Speaking to ESPN Dallas 103.3 FM, Daniels said it doesn’t make sense to bring the right-hander back given the Rangers’ place in the standings and the amount of time it would take for him to get back up to speed.
“I think it’s the function of the calendar,” Daniels said. “At this point, he has shown a lot of improvement. We’ll probably get another [MRI] to see where it’s at soon. But if we get to a point where he’s been down for too long -- and that’s probably coming up here in the beginning of September -- I’m not sure if it makes sense to ramp him back up for a couple of starts at the end of the month.”
Darvish hasn’t pitched since Aug. 9 in Houston, where he lasted just four innings, allowing five earned runs on nine hits.
A few days later, Darvish complained of discomfort in his throwing elbow and a MRI exam revealed inflammation. The Rangers placed Darvish on the DL on Aug. 13, retroactive to Aug. 10. He was eligible to return Monday at Seattle, but didn’t make the trip.
Darvish’s status for this current 10-day road trip is uncertain, and it’s doubtful he’ll see a game the rest of the season.
The only thing keeping it from being official is an announcement from the Rangers.
“That’s how we’re looking at it,” Daniels said. “Admittedly, it’s playing it on the cautious side, but I think with the season we’ve had with the injuries, as important as he and other guys are to us, I just don’t see pushing a pitcher out there when you've got a known injury in the elbow -- and he’s obviously an important piece to us going forward.”

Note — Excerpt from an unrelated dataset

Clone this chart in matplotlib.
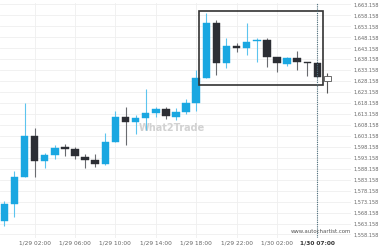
import matplotlib
matplotlib.use("Agg")
import matplotlib.pyplot as plt
from matplotlib.patches import Rectangle

# hourly candles, 1/28 23:00 .. 1/30 07:00
opens = [1564.4, 1571.9, 1584.5, 1603.1, 1591.8, 1594.3, 1598.0, 1597.2, 1593.7, 1592.2,
         1590.3, 1600.4, 1611.8, 1609.4, 1611.5, 1613.5, 1615.6, 1612.0, 1614.2, 1618.0,
         1629.7, 1654.8, 1636.3, 1644.1, 1643.4, 1646.5, 1647.1, 1639.0, 1636.1, 1638.6,
         1636.8, 1636.3, 1628.2]
highs = [1573.4, 1587.1, 1618.3, 1606.8, 1595.2, 1598.9, 1599.3, 1598.0, 1594.9, 1594.8,
         1604.3, 1614.7, 1616.5, 1612.7, 1624.4, 1616.5, 1616.5, 1616.0, 1619.9, 1633.1,
         1659.4, 1656.1, 1647.7, 1645.7, 1654.8, 1647.7, 1647.7, 1639.0, 1639.0, 1641.9,
         1636.8, 1636.3, 1632.1]
lows = [1562.0, 1566.3, 1584.5, 1584.5, 1588.6, 1592.5, 1594.1, 1592.6, 1588.4, 1589.1,
        1589.9, 1600.4, 1599.0, 1604.0, 1605.9, 1611.6, 1610.7, 1610.4, 1613.2, 1614.7,
        1629.7, 1631.0, 1634.0, 1641.3, 1640.1, 1637.0, 1634.5, 1632.5, 1634.9, 1633.2,
        1630.5, 1630.2, 1622.7]
closes = [1571.9, 1584.5, 1603.1, 1591.8, 1594.3, 1597.8, 1597.3, 1594.0, 1592.3, 1590.3,
          1600.4, 1611.8, 1609.4, 1611.3, 1613.5, 1615.6, 1612.4, 1614.2, 1618.0, 1629.7,
          1654.8, 1636.3, 1644.1, 1643.4, 1646.0, 1647.1, 1639.0, 1636.3, 1638.6, 1636.9,
          1636.4, 1630.2, 1630.5]

tick_idx = [3, 7, 11, 15, 19, 23, 27, 31]
tick_labels = ["1/29 02:00", "1/29 06:00", "1/29 10:00", "1/29 14:00",
               "1/29 18:00", "1/29 22:00", "1/30 02:00", "1/30 07:00"]
price_ticks = [1558.158 + 5 * k for k in range(22)]

# pattern box
box_left, box_right = 19.3, 31.6
box_top, box_bottom = 1660.2, 1626.2
event_idx = 31

BLUE = "#1aa7e1"
DARK = "#2c2e34"

fig = plt.figure(figsize=(3.8, 2.5), dpi=100)
ax = fig.add_axes([0.0, 0.048, 0.9237, 0.94])

n = len(opens)
for i in range(n):
    o, h, l, c = opens[i], highs[i], lows[i], closes[i]
    last = i == n - 1
    if last:
        fc, ec, wc = "white", "#555555", "#555555"
    elif c >= o:
        fc, ec, wc = BLUE, BLUE, "#5cc4ee"
    else:
        fc, ec, wc = DARK, DARK, "#6a6c70"
    ax.vlines(i, l, h, color=wc, lw=0.8, zorder=2)
    body = max(abs(c - o), 0.45)
    ax.bar(i, body, bottom=min(o, c), width=0.74, color=fc, edgecolor=ec,
           lw=0.6 if last else 0.3, zorder=3)

ax.add_patch(Rectangle((box_left, box_bottom), box_right - box_left, box_top - box_bottom,
                       fill=False, ec="#333333", lw=1.2, zorder=4))
ax.axvline(event_idx, color="#4d6e7c", lw=0.8, ls=(0, (1, 1)), zorder=5)

ax.set_xlim(-0.43, 34.33)
ax.set_ylim(1556.54, 1663.84)

ax.yaxis.tick_right()
ax.set_yticks(price_ticks)
ax.set_yticklabels([f"{v:,.3f}" for v in price_ticks])
ax.tick_params(axis="y", length=0, pad=2, labelsize=3.6, labelcolor="#666666")
ax.set_xticks(tick_idx)
ax.set_xticklabels(tick_labels)
ax.tick_params(axis="x", length=0, pad=2, labelsize=4.2, labelcolor="#666666")
lab = ax.get_xticklabels()[-1]
lab.set_fontweight("bold")
lab.set_color("#333333")

ax.grid(color="#efefef", lw=0.6, zorder=0)
ax.set_axisbelow(True)
for s in ax.spines.values():
    s.set_visible(False)

ax.text(0.49, 0.47, "What2Trade", transform=ax.transAxes, fontsize=7,
        fontweight="bold", color="#d2d2d2", ha="center", va="center", zorder=1)
ax.text(1.0, 0.015, "www.autochartist.com", transform=ax.transAxes, fontsize=3.9,
        color="#555555", ha="right", va="bottom", zorder=6)

fig.savefig("out.png", dpi=100)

There is some concern that Darvish, 28, has upset some in the clubhouse or in the front office with the stint on the disabled list.
Daniels disputed that, saying it was his call to place the pitcher on the DL and that his manager, Ron Washington -- who expressed a desire for Darvish’s return this week -- was of like mind.
“We’re all on the same page,” Daniels said. “Everyone in the same room. If there had been a desire to challenge Darvish or question his intent, it would have been right there, and Wash was 100 percent on his side and in his corner and wanted to protect him.”